Source Comparison Workflow

This project compares and consolidates local GSAF-style files, public GitHub mirrors, the Australian Shark-Incident Database, and the live GSAF spreadsheet.

Sources

Source Status Notes
data/raw/attacks.csv Local Legacy GSAF-style source with 6,302 rows.
GSAF5.xls Downloaded Live spreadsheet from Shark Attack File.
cjabradshaw/AustralianSharkIncidentDatabase Cloned Structured Australia incident data with coordinates/species fields.
N-Enzer/SharkAttackAnalysis Cloned GSAF/Kaggle-style attacks.csv, includes blank trailing rows.
ordovas/pandas-project Cloned GSAF/Kaggle-style raw and cleaned CSV files.
teajay/global-shark-attacks Pending auth Kaggle CLI/API auth is needed for automated download.
Florida Museum ISAF Reference Used for provenance and ethics context; detailed individual records are restricted.

Build Command

python scripts/build_complete_database.py

Outputs are written to data/processed:

  • complete_incidents_scrubbed.csv
  • complete_incidents_scrubbed.jsonl
  • complete_incidents_scrubbed.sqlite

Reports are written to reports:

  • source_comparison_summary.json
  • source_inventory.json

Current Local Build

The latest local build normalized 40,309 source rows into 8,173 unique scrubbed records after duplicate matching.

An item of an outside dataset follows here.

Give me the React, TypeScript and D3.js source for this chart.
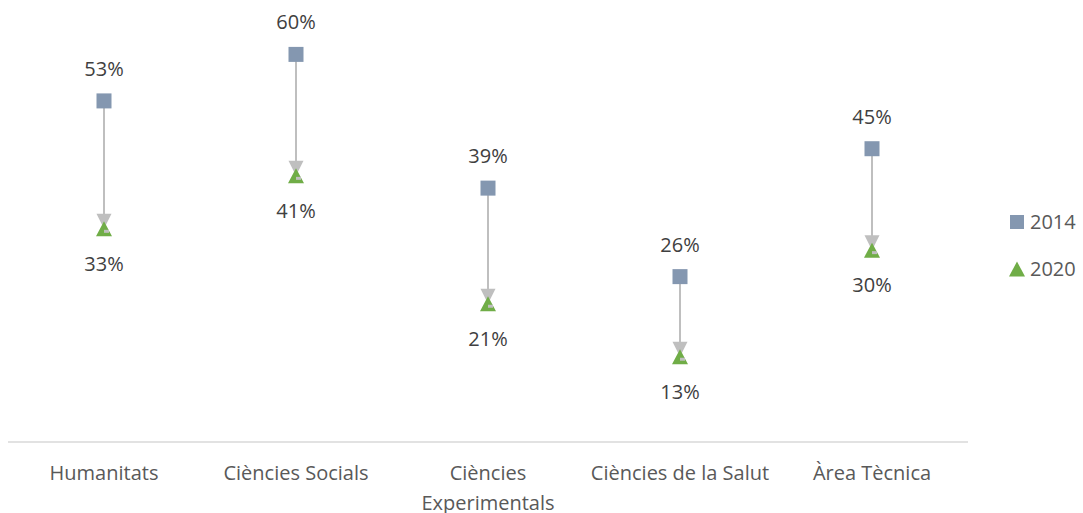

Quality checks from the generated report:

  • Year range: 1500 to 2026
  • Unique countries: 213
  • Missing year: 147 unique records
  • Missing country: 54 unique records
  • Missing public location: 1,741 unique records
  • Invalid fatal values: 0
  • Records with source-provided coordinates: 1,196
  • Invalid coordinate values: 0

Privacy Rules

The complete processed database is scrubbed:

  • No victim names
  • No investigator/source notes
  • No per-case PDF or href links
  • Street-address-like strings redacted from public locations
  • Raw source files remain ignored by Git